Gaines also talked about the effect his characters—most of whom are uneducated, and largely inspired by his neighbors in Louisiana—have had on his own life. “All of them,” Gaines said, when asked if his characters surprised or represented him in any way. “My characters are a part of me—if I did not love my character, I could not write about him.”
He chuckled warmly when asked what advice he would give to aspiring writers. “Read, read, write, write. A writer is going to be a writer. Write about experience; write while under conditions,” Gaines declared in his characteristic raspy voice. “This world has never helped the artist—this isn’t new. But a writer is going to write.”

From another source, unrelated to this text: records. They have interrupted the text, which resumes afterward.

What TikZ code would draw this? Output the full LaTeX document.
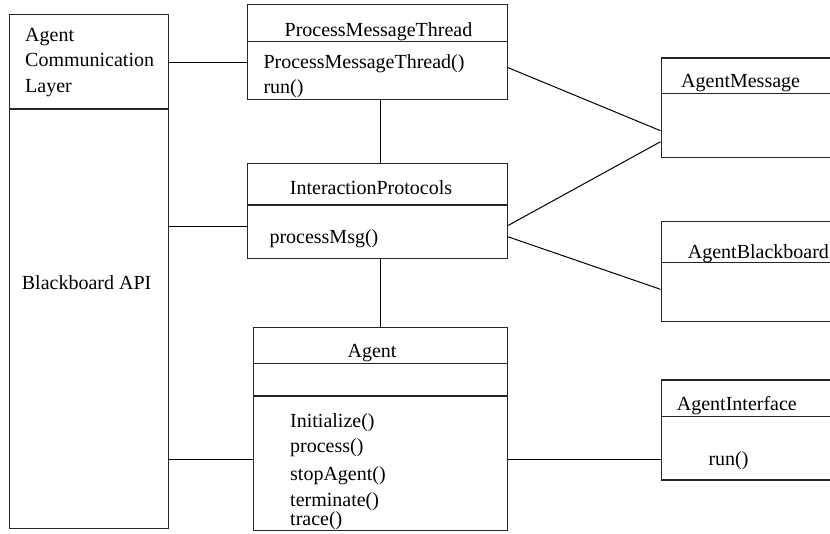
\documentclass[tikz,border=0pt]{standalone}
\usepackage{fontspec}
\setmainfont{Liberation Serif}
\begin{document}
\begin{tikzpicture}[x=1pt,y=-1pt,
  classbox/.style={draw=black!85, line width=1.2pt, inner sep=0pt, anchor=north west},
  rule/.style={draw=black!85, line width=1.1pt},
  link/.style={draw=black, line width=1pt},
  txt/.style={inner sep=0pt, font=\fontsize{20}{24}\selectfont},
  lefttxt/.style={txt, anchor=base west},
  midtxt/.style={txt, anchor=base}]
% canvas; the right-hand classes run past its edge
\clip (0,0) rectangle (830,533);
\fill[white] (0,0) rectangle (830,533);

% ---- class boxes ----
\node[classbox, minimum width=159pt, minimum height=513.5pt] (acl) at (9,14) {};
\node[classbox, minimum width=260pt, minimum height=95pt] (pmt) at (247,4) {};
\node[classbox, minimum width=259.5pt, minimum height=94.5pt] (ip) at (247,163) {};
\node[classbox, minimum width=254.5pt, minimum height=203pt] (agent) at (252.5,326.5) {};
\node[classbox, minimum width=250pt, minimum height=99.4pt] (am) at (660.5,57.3) {};
\node[classbox, minimum width=250pt, minimum height=99.7pt] (ab) at (660.5,221) {};
\node[classbox, minimum width=250pt, minimum height=100pt] (ai) at (660.5,379.3) {};

% ---- compartment rules ----
\draw[rule] ([yshift=-95pt]acl.north west) -- ([yshift=-95pt]acl.north east);
\draw[rule] ([yshift=-37.7pt]pmt.north west) -- ([yshift=-37.7pt]pmt.north east);
\draw[rule] ([yshift=-42pt]ip.north west) -- ([yshift=-42pt]ip.north east);
\draw[rule] ([yshift=-36.8pt]agent.north west) -- ([yshift=-36.8pt]agent.north east);
\draw[rule] ([yshift=-69.5pt]agent.north west) -- ([yshift=-69.5pt]agent.north east);
\draw[rule] ([yshift=-36pt]am.north west) -- ([yshift=-36pt]am.north east);
\draw[rule] ([yshift=-41.7pt]ab.north west) -- ([yshift=-41.7pt]ab.north east);
\draw[rule] ([yshift=-37.4pt]ai.north west) -- ([yshift=-37.4pt]ai.north east);

% ---- texts ----
\node[lefttxt] (aclA) at (25,41.7) {Agent};
\node[lefttxt] (aclB) at (25,66.7) {Communication};
\node[lefttxt] (aclC) at (25,92.7) {Layer};
\node[lefttxt] (bbapi) at (21.7,289.3) {Blackboard API};

\node[midtxt] (pmtT) at (378.5,36) {ProcessMessageThread};
\node[lefttxt] (pmtM1) at (263.3,68.3) {ProcessMessageThread()};
\node[lefttxt] (pmtM2) at (263.3,93.3) {run()};

\node[midtxt] (ipT) at (371,194.3) {InteractionProtocols};
\node[lefttxt] (ipM1) at (269.3,243.3) {processMsg()};

\node[midtxt] (agT) at (372,357.3) {Agent};
\node[lefttxt] (agM1) at (290,427.3) {Initialize()};
\node[lefttxt] (agM2) at (290,452.3) {process()};
\node[lefttxt] (agM3) at (290,480) {stopAgent()};
\node[lefttxt] (agM4) at (290,506) {terminate()};
\node[lefttxt] (agM5) at (290,525) {trace()};

\node[lefttxt] (amT) at (681,87.3) {AgentMessage};
\node[lefttxt] (abT) at (687.7,258.3) {AgentBlackboard};
\node[lefttxt] (aiT) at (676.7,410.7) {AgentInterface};
\node[lefttxt] (aiM1) at (708.3,465) {run()};

% ---- attachment points on box edges ----
\coordinate (pmtL) at ([yshift=-58pt]pmt.north west);
\coordinate (ipL) at ([yshift=-63pt]ip.north west);
\coordinate (agL) at ([yshift=-133pt]agent.north west);
\coordinate (pmtR) at ([yshift=-63.7pt]pmt.north east);
\coordinate (ipR1) at ([yshift=-62.7pt]ip.north east);
\coordinate (ipR2) at ([yshift=-73.7pt]ip.north east);
\coordinate (amL1) at ([yshift=-73.4pt]am.north west);
\coordinate (amL2) at ([yshift=-84.4pt]am.north west);
\coordinate (abL) at ([yshift=-68.3pt]ab.north west);
\coordinate (aiL) at ([yshift=-80.2pt]ai.north west);

% ---- connectors ----
\draw[link] (pmtL -| acl.east) -- (pmtL);
\draw[link] (ipL -| acl.east) -- (ipL);
\draw[link] (agL -| acl.east) -- (agL);
\draw[link] (agent.north |- pmt.south) -- (agent.north |- ip.north);
\draw[link] (agent.north |- ip.south) -- (agent.north);
\draw[link] (pmtR) -- (amL1);
\draw[link] (ipR1) -- (amL2);
\draw[link] (ipR2) -- (abL);
\draw[link] (aiL -| agent.east) -- (aiL);
\end{tikzpicture}
\end{document}
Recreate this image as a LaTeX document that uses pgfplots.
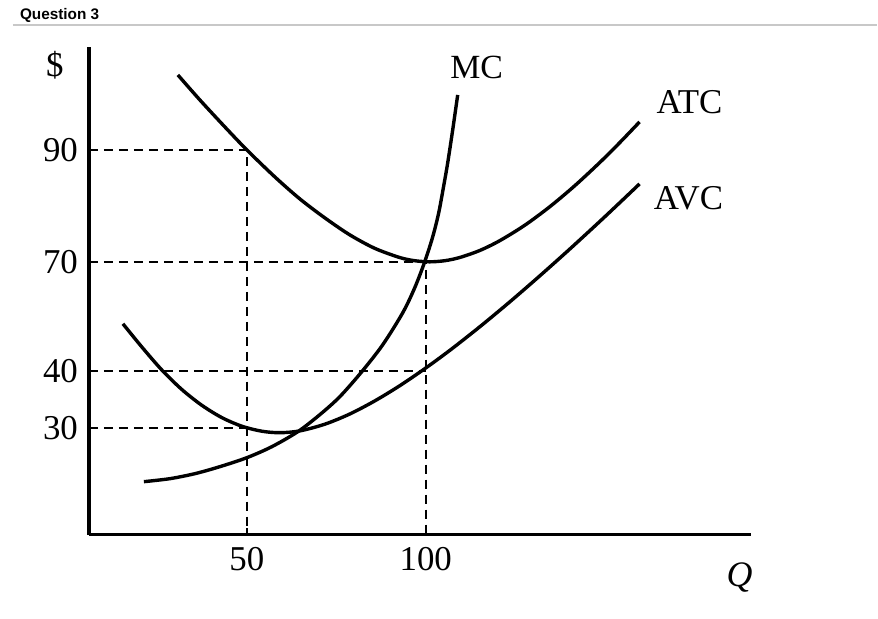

Gaines concluded with a reflection on his character, Jefferson’s death in the electric chair. “As a writer, I am going to write it so well, you’ll feel it,” he told Clark and the audience. Not unlike the powerful resolution to A Lesson Before Dying, it was a powerful ending to the conversation, the effect of his words clearly palpable within the audience. He said, for each person, he or she will gain an understanding of something in their life. For Gaines, it was creating characters, even as he was only just growing into a man himself. He advised younger audience members to keep pursuing their individual gifts until their own words become powerful too.